++++ Information supplied ++++
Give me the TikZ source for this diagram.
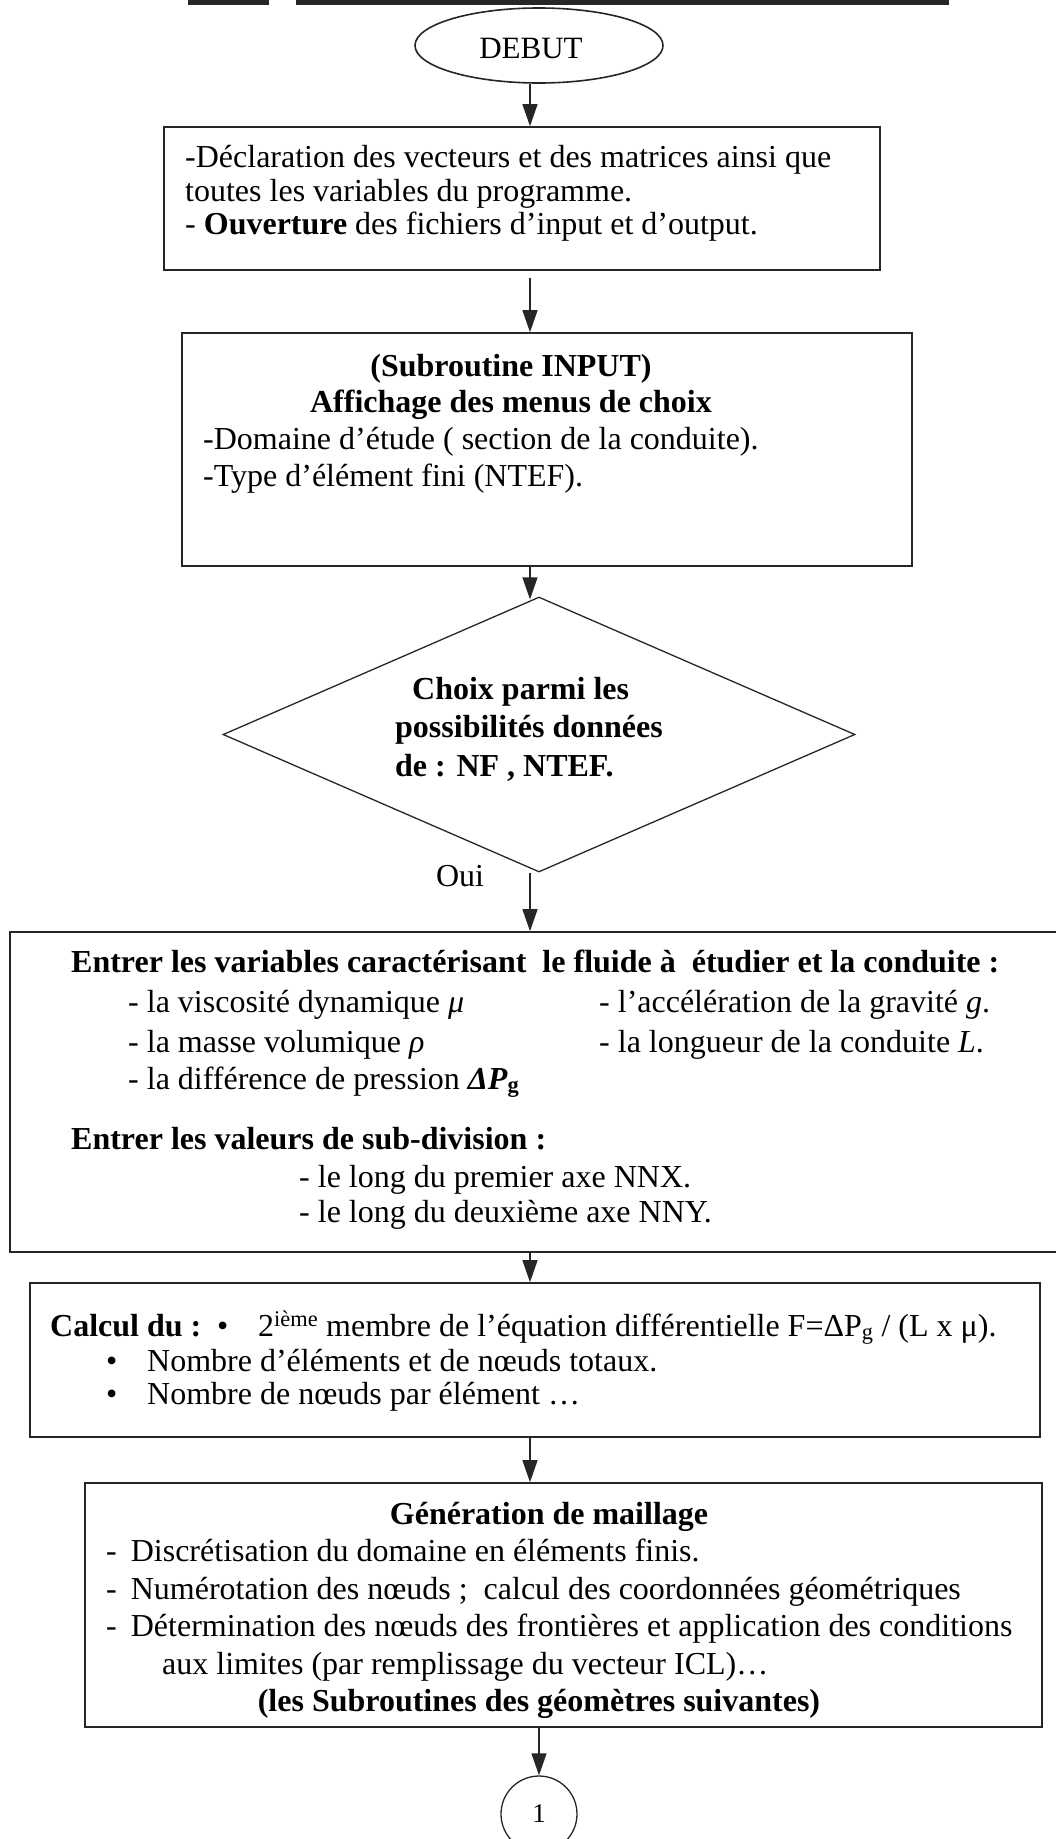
\documentclass[tikz,border=0pt]{standalone}
\usepackage{fontspec}
\setmainfont{Liberation Serif}
\usetikzlibrary{shapes.geometric,arrows.meta}
\begin{document}
\begin{tikzpicture}[x=1pt,y=-1pt,
  frame/.style={draw=black!85, line width=1.6pt, inner sep=0pt, rectangle},
  arr/.style={draw=black!85, line width=1.3pt, -{Triangle[width=15pt,length=22pt]}},
  ln/.style={anchor=base west, inner sep=0pt, font=\fontsize{32}{38}\selectfont},
  lnc/.style={anchor=base, inner sep=0pt, font=\fontsize{32}{38}\selectfont},
  bf/.style={font=\fontsize{32}{38}\selectfont\bfseries}
]
\useasboundingbox (0,0) rectangle (1055,1839);

% underline of the heading, cut at the top edge
\fill[black!85] (188,0) rectangle (269,4.5);
\fill[black!85] (296,0) rectangle (949,4.5);

% vertical flow axis
\coordinate (axis) at (530,0);
\coordinate (axisb) at (539,0);

% start
\node[shape=ellipse, draw=black!85, line width=1.6pt, minimum width=248pt, minimum height=75pt,
      inner sep=0pt] (debut) at (539,45.5) {};
\node[lnc, font=\fontsize{31}{36}\selectfont] (t0) at (531,58) {DEBUT};

% declarations
\node[frame, minimum width=716pt, minimum height=143pt] (b1) at (522,198.5) {};
\node[ln] (t1a) at (185,167) {-Déclaration des vecteurs et des matrices ainsi que};
\node[ln] (t1b) at (185,201) {toutes les variables du programme.};
\node[ln] (t1c) at (185,234) {- \textbf{Ouverture} des fichiers d’input et d’output.};

% input subroutine
\node[frame, minimum width=730pt, minimum height=233pt] (b2) at (547,449.5) {};
\node[lnc, bf] (t2a) at (511,376) {(Subroutine INPUT)};
\node[lnc, bf] (t2b) at (511,412) {Affichage des menus de choix};
\node[ln] (t2c) at (203,449) {-Domaine d’étude ( section de la conduite).};
\node[ln] (t2d) at (203,486) {-Type d’élément fini (NTEF).};

% choice
\node[shape=diamond, draw=black!85, line width=1.3pt, minimum width=632pt, minimum height=275pt,
      inner sep=0pt] (d) at (539,734.5) {};
\node[ln, bf] (tda) at (412,699) {Choix parmi les};
\node[ln, bf] (tdb) at (395,737) {possibilités données};
\node[ln, bf] (tdc) at (395,776) {de : NF , NTEF.};
\node[lnc] (oui) at (460,886) {Oui};

% fluid and pipe data
\node[frame, minimum width=1060pt, minimum height=320pt] (b3) at (540,1092) {};
\node[ln, bf] (t3a) at (71,972) {Entrer les variables caractérisant\ \ le fluide à\ \ étudier et la conduite :};
\node[ln] (t3b) at (128,1012) {- la viscosité dynamique \textit{μ}};
\node[ln] (t3c) at (599,1012) {- l’accélération de la gravité \textit{g}.};
\node[ln] (t3d) at (128,1052) {- la masse volumique \textit{ρ}};
\node[ln] (t3e) at (599,1052) {- la longueur de la conduite \textit{L}.};
\node[ln] (t3f) at (128,1089) {- la différence de pression \textbf{\textit{ΔP}}\textsubscript{\textbf{g}}};
\node[ln, bf] (t3g) at (71,1149) {Entrer les valeurs de sub-division :};
\node[ln] (t3h) at (299,1187) {- le long du premier axe NNX.};
\node[ln] (t3i) at (299,1222) {- le long du deuxième axe NNY.};

% computations
\node[frame, minimum width=1010pt, minimum height=154pt] (b4) at (535,1360) {};
\node[ln, bf] (t4a) at (50,1336) {Calcul du :};
\node[ln] (t4b) at (217,1336) {•};
\node[ln] (t4c) at (258,1336) {2\textsuperscript{ième} membre de l’équation différentielle F=ΔP\textsubscript{g} / (L x μ).};
\node[ln] (t4d) at (106,1371) {•};
\node[ln] (t4e) at (147,1371) {Nombre d’éléments et de nœuds totaux.};
\node[ln] (t4f) at (106,1404) {•};
\node[ln] (t4g) at (147,1404) {Nombre de nœuds par élément …};

% mesh generation
\node[frame, minimum width=957pt, minimum height=244pt] (b5) at (563.5,1605) {};
\node[lnc, bf] (t5a) at (549,1524) {Génération de maillage};
\node[ln] (t5b) at (106,1561) {-\hspace{14pt}Discrétisation du domaine en éléments finis.};
\node[ln] (t5c) at (106,1599) {-\hspace{14pt}Numérotation des nœuds ;\ \ calcul des coordonnées géométriques};
\node[ln] (t5d) at (106,1636) {-\hspace{14pt}Détermination des nœuds des frontières et application des conditions};
\node[ln] (t5e) at (162,1674) {aux limites (par remplissage du vecteur ICL)…};
\node[lnc, bf] (t5f) at (539,1711) {(les Subroutines des géomètres suivantes)};

% connector to the next page
\node[shape=ellipse, draw=black!85, line width=1.3pt, minimum width=76pt, minimum height=76pt,
      inner sep=0pt, font=\fontsize{27}{32}\selectfont] (c1) at (539,1814) {1};

% flow
\draw[arr] (debut.south -| axis) -- (b1.north -| axis);
\draw[arr, shorten <=7pt] (b1.south -| axis) -- (b2.north -| axis);
\draw[arr] (b2.south -| axis) -- ([yshift=-3pt]d.north -| axis);
\draw[arr] (d.south -| axis) -- (b3.north -| axis);
\draw[arr] (b3.south -| axis) -- (b4.north -| axis);
\draw[arr] (b4.south -| axis) -- (b5.north -| axis);
\draw[arr] (b5.south -| axisb) -- (c1.north -| axisb);
\end{tikzpicture}
\end{document}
++++
What you are asked to do >>
Leave the pictures out and reproduce exactly the lines from the top of the listing above through the line with "(0,0) rectangle (1055,1839);".

Exercise response >>
Give me the TikZ source for this diagram.
\documentclass[tikz,border=0pt]{standalone}
\usepackage{fontspec}
\setmainfont{Liberation Serif}
\usetikzlibrary{shapes.geometric,arrows.meta}
\begin{document}
\begin{tikzpicture}[x=1pt,y=-1pt,
  frame/.style={draw=black!85, line width=1.6pt, inner sep=0pt, rectangle},
  arr/.style={draw=black!85, line width=1.3pt, -{Triangle[width=15pt,length=22pt]}},
  ln/.style={anchor=base west, inner sep=0pt, font=\fontsize{32}{38}\selectfont},
  lnc/.style={anchor=base, inner sep=0pt, font=\fontsize{32}{38}\selectfont},
  bf/.style={font=\fontsize{32}{38}\selectfont\bfseries}
]
\useasboundingbox (0,0) rectangle (1055,1839);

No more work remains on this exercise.